Quotes about Empathy
Among the tortures and devastations of life is this then—our friends are not able to finish their stories.
— Virginia Woolf
Coleridge certainly did not mean, when he said that a great mind is androgynous, that it is a mind that has any special sympathy with women; a mind that takes up their cause or devotes itself to their interpretation. Perhaps the androgynous mind is less apt to make these distinctions than the single-sexed mind.

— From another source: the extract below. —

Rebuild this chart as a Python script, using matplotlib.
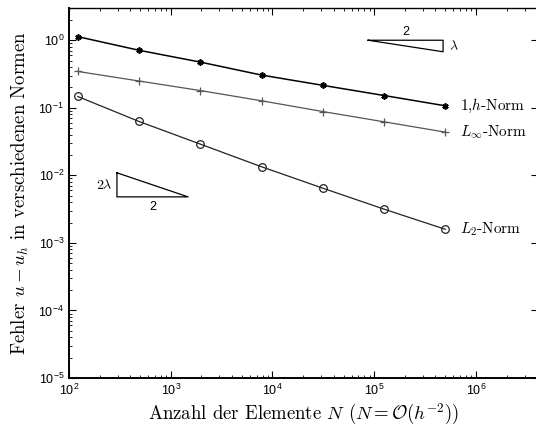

He meant, perhaps, that the androgynous mind is resonant and porous; that it transmits emotion without impediment; that it is naturally creative, incandescent and undivided.
— Virginia Woolf
When I heard you cry I followed you, and saw you put down your handkerchief, screwed up, with its rage, with its hate, knotted in it.
— Virginia Woolf
Have I never understood you, Katherine? Have I been very selfish?' 'Yes ... You've asked her for sympathy, and she's not sympathetic; you've wanted her to be practical, and she's not practical.
— Virginia Woolf
I was fighting with Thoby on the lawn. We were pommelling each other with our fists. Just as I raised my fist to hit him, I felt: why hurt another person? I dropped my hand instantly, and stood there, and let him beat me. I remember the feeling. It was a feeling of hopeless sadness. It was as if I became aware of something terrible; and of my own powerlessness. I slunk off alone, feeling horribly depressed.
— Virginia Woolf
For centuries the writing-desk has contained sheets fit precisely for the communication of friends. Masters of language, poets of long ages, have turned from the sheet that endures to the sheet that perishes, pushing aside the tea-tray, drawing close to the fire (for letters are written when the dark presses around a bright red cave), and addressed themselves the task of reaching, touching, penetrating the individual heart.
— Virginia Woolf
It is so vast an alleviation to be able to point for another to look at. And then not to talk. To follow the dark paths of the mind and enter the past, to visit books, to brush aside their branches and break off some fruit.
— Virginia Woolf
How curiously one is changed by the addition, even at a distance, of a friend. How useful an office one's friends perform when they recall us. Yet how painful to be recalled, to be mitigated, to have one's self adulterated, mixed-up, become part of another.
— Virginia Woolf
He's read nothing, thought nothing, felt nothing, he could hear her saying in that empathic voice which carried so much farther than she knew.
— Virginia Woolf
she] might have been a shell, and his words water rubbing against her ears, as water rubs a shell on the edge of a rock.
— Virginia Woolf
That man, she thought, her anger rising in her, never gave; that man took.
— Virginia Woolf
How, then, she had asked herself, did one know one thing or another thing about people, sealed as they were? Only like a bee, drawn by some sweetness or sharpness in the air intangible to touch or taste, one haunted the dome-shaped hive, ranged the wastes of the air over the countries of the world alone, and then haunted the hives with their murmurs and their stirrings; the hives which were people.